At the hearing, Shawna Sizemore, Rodgers' probation officer, testified regarding the alleged cocaine sale. Sizemore recounted that: (1) in November 1992 she observed Rodgers in possession of a hand-held cellular telephone; (2) approximately one week later an anonymous telephone caller informed her that Rodgers was dealing drugs from his residence; and (3) she subsequently spoke to Toledo Police Vice Detectives William Rogers and Tom Young, who confirmed that Rodgers was involved in drug transactions. She further testified that customer account records indicated that Rodgers used 2,157 minutes of cellular phone air time in November 1992, and that on January 4, 1993, Rodgers made a $200 cash payment from "a large wad of money" on his cellular phone account. In November 1992, Rodgers also purchased a vehicle for $350. By his own admission, Rodgers made these expenditures while he was unemployed and without a legitimate source of income.

Detective William Rogers testified that on January 20, 1992, he made an undercover purchase of one half ounce of crack cocaine from Rodgers' residence. The detectvie recounted that he in fact obtained the cocaine from and made a payment to several individuals other than Rodgers, but that Rodgers arranged the transaction and provided his residence as the location for the deal.

Based on Probation Officer Sizemore's and Detective Rogers' testimony, the court found, by a preponderance of the evidence, that Rodgers had violated the conditions of his supervised release by aiding and abetting others in the sale of crack cocaine. U.S.S.G. Sec. 7B1.1 provides, in pertinent part, that a Grade A violation includes "conduct constituting (A) a federal, state, or local offense punishable by a term of imprisonment exceeding one year that ... (ii) is a controlled substance offense." Accordingly, the court found that Rodgers had committed a Grade A violation, revoked his supervised release, and sentenced him to a twenty-four-month term of imprisonment pursuant to U.S.S.G. Sec. 7B1.4. This timely appeal followed.

Although Rodgers concedes that he committed less serious breaches of the conditions of his supervised release, he alleges that the district court erred in finding that he committed a Grade A violation.
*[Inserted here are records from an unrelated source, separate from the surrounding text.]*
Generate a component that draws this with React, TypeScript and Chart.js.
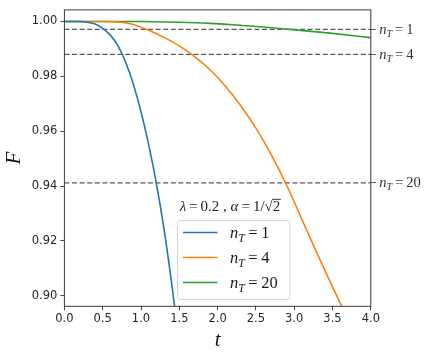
import React, { useEffect, useRef } from 'react';
import { Chart, registerables } from 'chart.js';

Chart.register(...registerables);

const W = 432;
const H = 356;

// axis ticks
const xTicks = [0, 0.5, 1, 1.5, 2, 2.5, 3, 3.5, 4];
const yTicks = [0.9, 0.92, 0.94, 0.96, 0.98, 1.0];

// n_T = 1
const blueT = [0, 0.1, 0.2, 0.3, 0.4, 0.5, 0.6, 0.7, 0.8, 0.9, 1.0, 1.1, 1.2, 1.3, 1.4, 1.5];
const blueF = [1.0, 1.0, 0.99995, 0.9997, 0.9991, 0.9975, 0.995, 0.9911, 0.9851, 0.9771, 0.9671, 0.9551, 0.9411, 0.9244, 0.9046, 0.8828];

// n_T = 4
const orangeT = [0, 0.5, 0.7, 0.9, 1.1, 1.3, 1.5, 1.7, 1.9, 2.1, 2.3, 2.5, 2.7, 2.9, 3.1, 3.3, 3.5, 3.7];
const orangeF = [1.0, 1.0, 0.9998, 0.9989, 0.9968, 0.9942, 0.9911, 0.9872, 0.9824, 0.9765, 0.9694, 0.9611, 0.9515, 0.9404, 0.9279, 0.9154, 0.9033, 0.8916];

// n_T = 20
const greenT = [0, 0.5, 1.0, 1.5, 1.9, 2.2, 2.6, 2.945, 3.5, 4.0];
const greenF = [1.0, 1.0, 0.99995, 0.9997, 0.9993, 0.9988, 0.99795, 0.9971, 0.99565, 0.9941];

// dashed reference levels and their right-side labels
const dashLevels = [0.9971, 0.988, 0.9412];
const dashLabels = ['1', '4', '20'];

const seriesNames = ['1', '4', '20'];
const seriesColors = ['#1f77b4', '#ff7f0e', '#2ca02c'];

const MATH = '"Liberation Serif", "DejaVu Serif", serif';
const SANS = '"DejaVu Sans", sans-serif';

type Seg = { s: string; it?: boolean; sub?: boolean; op?: boolean; bar?: boolean };

function segFont(seg: Seg, size: number) {
  const sz = seg.sub ? size * 0.7 : size;
  return `${seg.it ? 'italic ' : ''}${sz}px ${MATH}`;
}

function drawMath(ctx: CanvasRenderingContext2D, segs: Seg[], x: number, y: number, size: number, align: 'left' | 'center', color = '#1a1a1a', opPad = 0.22) {
  ctx.save();
  ctx.textBaseline = 'alphabetic';
  ctx.textAlign = 'left';
  const widths = segs.map((seg) => {
    ctx.font = segFont(seg, size);
    const w = ctx.measureText(seg.s).width;
    return w + (seg.op ? size * opPad * 2 : 0);
  });
  const total = widths.reduce((a, b) => a + b, 0);
  let cx = align === 'center' ? x - total / 2 : x;
  ctx.fillStyle = color;
  ctx.strokeStyle = color;
  segs.forEach((seg, i) => {
    ctx.font = segFont(seg, size);
    const dx = seg.op ? size * opPad : 0;
    const dy = seg.sub ? size * 0.22 : 0;
    ctx.fillText(seg.s, cx + dx, y + dy);
    if (seg.bar) {
      ctx.lineWidth = Math.max(0.8, size * 0.06);
      ctx.beginPath();
      ctx.moveTo(cx - 0.5, y - size * 0.78);
      ctx.lineTo(cx + widths[i] + 0.5, y - size * 0.78);
      ctx.stroke();
    }
    cx += widths[i];
  });
  ctx.restore();
}

const nT = (v: string): Seg[] => [
  { s: 'n', it: true },
  { s: 'T', it: true, sub: true },
  { s: '=', op: true },
  { s: v },
];

const overlay = {
  id: 'overlay',
  afterDatasetsDraw(chart: any) {
    const { ctx, chartArea: a } = chart;
    ctx.save();
    ctx.strokeStyle = '#3a3a3a';
    ctx.lineWidth = 1;
    ctx.strokeRect(a.left, a.top, a.right - a.left, a.bottom - a.top);
    ctx.restore();
  },
  afterDraw(chart: any) {
    const { ctx, chartArea: a, scales } = chart;
    const y2 = scales.y2;
    dashLevels.forEach((v, i) => {
      const py = y2.getPixelForValue(v);
      drawMath(ctx, nT(dashLabels[i]), a.right + 8.5, py + 4.5, 14.5, 'left', '#333', 0.2);
    });

    // parameter annotation
    drawMath(
      ctx,
      [
        { s: 'λ', it: true },
        { s: '=', op: true },
        { s: '0.2' },
        { s: ' , ' },
        { s: 'α', it: true },
        { s: '=', op: true },
        { s: '1/' },
        { s: '√' },
        { s: '2', bar: true },
      ],
      230,
      211,
      15,
      'center',
      '#222',
      0.2
    );

    // legend box
    const lx = 177, ly = 220, lw = 112.5, lh = 79;
    ctx.save();
    ctx.fillStyle = 'rgba(255,255,255,0.8)';
    ctx.strokeStyle = '#d6d6d6';
    ctx.lineWidth = 1;
    ctx.beginPath();
    (ctx as any).roundRect(lx + 0.5, ly + 0.5, lw, lh, 3);
    ctx.fill();
    ctx.stroke();
    ctx.restore();
    seriesNames.forEach((name, i) => {
      const yy = 232.5 + i * 25;
      ctx.save();
      ctx.strokeStyle = seriesColors[i];
      ctx.lineWidth = 1.6;
      ctx.beginPath();
      ctx.moveTo(183, yy);
      ctx.lineTo(217.5, yy);
      ctx.stroke();
      ctx.restore();
      drawMath(ctx, nT(name), 230, yy + 5.5, 16.5, 'left', '#1a1a1a', 0.22);
    });
  },
};

const toPts = (xs: number[], ys: number[]) => xs.map((x, i) => ({ x, y: ys[i] }));

export default function App() {
  const ref = useRef<HTMLCanvasElement>(null);
  useEffect(() => {
    if (!ref.current) return;
    const curveDs = [
      { data: toPts(blueT, blueF), color: seriesColors[0] },
      { data: toPts(orangeT, orangeF), color: seriesColors[1] },
      { data: toPts(greenT, greenF), color: seriesColors[2] },
    ].map((d, i) => ({
      label: 'n_T=' + seriesNames[i],
      data: d.data,
      borderColor: d.color,
      backgroundColor: d.color,
      borderWidth: 1.6,
      pointRadius: 0,
      cubicInterpolationMode: 'monotone' as const,
      fill: false,
    }));
    const dashDs = dashLevels.map((v) => ({
      label: 'ref',
      data: [
        { x: 0, y: v },
        { x: 4, y: v },
      ],
      borderColor: 'rgba(60,60,60,0.85)',
      borderWidth: 1.3,
      borderDash: [5, 2.6],
      pointRadius: 0,
      fill: false,
    }));
    const chart = new Chart(ref.current, {
      type: 'line',
      data: { datasets: [...curveDs, ...dashDs] as any },
      plugins: [overlay],
      options: {
        animation: false,
        responsive: false,
        devicePixelRatio: 1,
        parsing: false as any,
        layout: { padding: { top: 6, left: 0, right: 0, bottom: 0 } },
        plugins: { legend: { display: false }, tooltip: { enabled: false } },
        scales: {
          x: {
            type: 'linear',
            position: 'bottom',
            min: 0,
            max: 4,
            afterBuildTicks: (s: any) => {
              s.ticks = xTicks.map((v) => ({ value: v }));
            },
            afterFit: (s: any) => {
              s.height = 49.7;
            },
            ticks: {
              callback: (v: any) => Number(v).toFixed(1),
              font: { family: SANS, size: 11.5 },
              color: '#262626',
              padding: 2,
              maxRotation: 0,
              autoSkip: false,
            },
            grid: { display: true, drawOnChartArea: false, drawTicks: true, tickLength: 4, color: '#333', lineWidth: 0.9 },
            border: { display: false },
            title: {
              display: true,
              text: 't',
              font: { family: MATH, style: 'italic', size: 21 },
              color: '#111',
              padding: { top: 0, bottom: 3.4 },
            },
          },
          y: {
            type: 'linear',
            position: 'left',
            min: 0.8962,
            max: 1.0042,
            afterBuildTicks: (s: any) => {
              s.ticks = yTicks.map((v) => ({ value: v }));
            },
            afterFit: (s: any) => {
              s.width = 64.4;
            },
            ticks: {
              callback: (v: any) => Number(v).toFixed(2),
              font: { family: SANS, size: 11.5 },
              color: '#262626',
              padding: 3,
              autoSkip: false,
            },
            grid: { display: true, drawOnChartArea: false, drawTicks: true, tickLength: 4, color: '#333', lineWidth: 0.9 },
            border: { display: false },
            title: {
              display: true,
              text: 'F',
              font: { family: MATH, style: 'italic', size: 21 },
              color: '#111',
              padding: { top: 1.5, bottom: 0 },
            },
          },
          y2: {
            type: 'linear',
            position: 'right',
            min: 0.8962,
            max: 1.0042,
            afterBuildTicks: (s: any) => {
              s.ticks = dashLevels.map((v) => ({ value: v }));
            },
            afterFit: (s: any) => {
              s.width = 61.2;
            },
            ticks: { callback: () => '', autoSkip: false, padding: 0 },
            grid: { display: true, drawOnChartArea: false, drawTicks: true, tickLength: 5, color: '#444', lineWidth: 0.9 },
            border: { display: false },
          },
        },
      } as any,
    });
    return () => chart.destroy();
  }, []);
  return (
    <div style={{ position: 'fixed', left: 0, top: 0, width: W, height: H, background: '#fff' }}>
      <canvas ref={ref} width={W} height={H} style={{ display: 'block', width: W, height: H }} />
    </div>
  );
}
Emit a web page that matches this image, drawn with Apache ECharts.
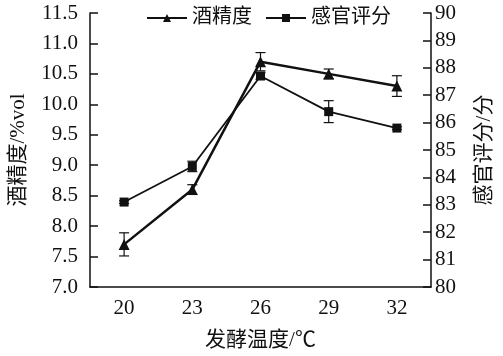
<!DOCTYPE html>
<html><head><meta charset="utf-8">
<script src="https://cdn.jsdelivr.net/npm/echarts@6/dist/echarts.min.js"></script>
<style>html,body{margin:0;padding:0;background:#fff}#c{width:503px;height:356px}</style>
</head><body><div id="c"></div>
<script>
const temps = ['20', '23', '26', '29', '32'];
const alcohol = [7.7, 8.6, 10.7, 10.5, 10.3];
const alcoholErr = [0.19, 0.08, 0.15, 0.08, 0.17];
const sensory = [83.1, 84.4, 87.7, 86.4, 85.8];
const sensoryErr = [0.05, 0.19, 0.12, 0.4, 0.05];
const leftTicks = [7.0, 11.5, 0.5];
const rightTicks = [80, 90, 1];

const FONT = '"Liberation Serif", "Noto Sans CJK SC", serif';
const C = '#111';
const FS = 21;

function errData(vals, errs) {
  return vals.map((v, i) => [i, v - errs[i], v + errs[i]]);
}
function errRender(params, api) {
  const lo = api.coord([api.value(0), api.value(1)]);
  const hi = api.coord([api.value(0), api.value(2)]);
  const w = 5;
  const st = { stroke: C, lineWidth: 1.2 };
  return { type: 'group', children: [
    { type: 'line', shape: { x1: lo[0], y1: lo[1], x2: hi[0], y2: hi[1] }, style: st },
    { type: 'line', shape: { x1: lo[0] - w, y1: lo[1], x2: lo[0] + w, y2: lo[1] }, style: st },
    { type: 'line', shape: { x1: hi[0] - w, y1: hi[1], x2: hi[0] + w, y2: hi[1] }, style: st }
  ]};
}

const chart = echarts.init(document.getElementById('c'), null, { renderer: 'canvas' });
chart.setOption({
  animation: false,
  backgroundColor: '#fff',
  textStyle: { fontFamily: FONT, color: C },
  grid: { left: 81, right: 68, top: 13, bottom: 68 },
  legend: {
    top: 3, left: 141, itemWidth: 40, itemHeight: 10, itemGap: 13,
    textStyle: { fontFamily: FONT, fontSize: 20, color: C },
    data: ['酒精度', '感官评分']
  },
  xAxis: {
    type: 'category', data: temps, boundaryGap: true,
    name: '发酵温度/℃', nameLocation: 'middle', nameGap: 43,
    nameTextStyle: { fontFamily: FONT, fontSize: FS, color: C },
    axisLine: { lineStyle: { color: C, width: 1.5 } },
    axisTick: { inside: true, alignWithLabel: true, length: 8, lineStyle: { color: C, width: 1.5 } },
    axisLabel: { fontFamily: FONT, fontSize: FS, color: C, margin: 11 },
    splitLine: { show: false }
  },
  yAxis: [{
    type: 'value', min: leftTicks[0], max: leftTicks[1], interval: leftTicks[2],
    name: '酒精度/%vol', nameLocation: 'middle', nameGap: 61, nameRotate: 90,
    nameTextStyle: { fontFamily: FONT, fontSize: FS, color: C },
    axisLine: { show: true, lineStyle: { color: C, width: 1.5 } },
    axisTick: { show: true, inside: true, length: 8, lineStyle: { color: C, width: 1.5 } },
    axisLabel: { fontFamily: FONT, fontSize: FS, color: C, margin: 12, formatter: v => v.toFixed(1) },
    splitLine: { show: false }
  }, {
    type: 'value', position: 'right', min: rightTicks[0], max: rightTicks[1], interval: rightTicks[2],
    name: '感官评分/分', nameLocation: 'middle', nameGap: 43, nameRotate: 90,
    nameTextStyle: { fontFamily: FONT, fontSize: FS, color: C },
    axisLine: { show: true, lineStyle: { color: C, width: 1.5 } },
    axisTick: { show: true, inside: true, length: 8, lineStyle: { color: C, width: 1.5 } },
    axisLabel: { fontFamily: FONT, fontSize: FS, color: C, margin: 4 },
    splitLine: { show: false }
  }],
  series: [{
    name: '酒精度', type: 'line', yAxisIndex: 0, data: alcohol,
    symbol: 'triangle', symbolSize: 11, itemStyle: { color: C },
    lineStyle: { color: C, width: 2.5 }, z: 3
  }, {
    name: '感官评分', type: 'line', yAxisIndex: 1, data: sensory,
    symbol: 'rect', symbolSize: 9, itemStyle: { color: C },
    lineStyle: { color: C, width: 1.8 }, z: 3
  }, {
    type: 'custom', yAxisIndex: 0, data: errData(alcohol, alcoholErr),
    renderItem: errRender, z: 2, silent: true
  }, {
    type: 'custom', yAxisIndex: 1, data: errData(sensory, sensoryErr),
    renderItem: errRender, z: 2, silent: true
  }]
});
</script></body></html>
In support of this position, Rodgers notes that the officers who investigated the January 20 drug transaction at his residence did not "charge him with any crime," and that he did not actually participate in that transaction. The evidence before the court, he contends, was therefore insufficient to establish that his conduct amounted to a felony level controlled substance offense. We disagree.

As the district court correctly noted, in order to revoke a person's supervised release, it must find by a preponderance of the evidence that the person violated a condition of the supervised release. 18 U.S.C. § 3583(e) (3). Given the testimony of Probation Officer Sizemore and Detective Rogers, we find that the district court was not clearly erroneous in reaching the conclusion that Rodgers committed a Grade A violation of the conditions of his supervised release.

Rodgers' reliance on the fact that he was not charged with any crime as a result of the January 20 drug transaction is wholly without merit. Application Note 1 to U.S.S.G. Sec. 7B1.1 specifically provides that:

[a] violation of th [e] condition [that a defendant not commit a crime] may be charged whether or not the defendant has been the subject of a separate federal, state, or local prosecution for such conduct. The grade of violation does not depend upon the conduct that is the subject of criminal charges or of which the defendant is convicted in a criminal proceeding. Rather, the grade of the violation is to be based on the defendant's actual conduct.

Finally, whether Rodgers participated in the actual physical exchange of drugs for money is immaterial to the court's finding that "he aided and abetted others in the sale of half an ounce of cocaine."

The judgment of the district court is affirmed.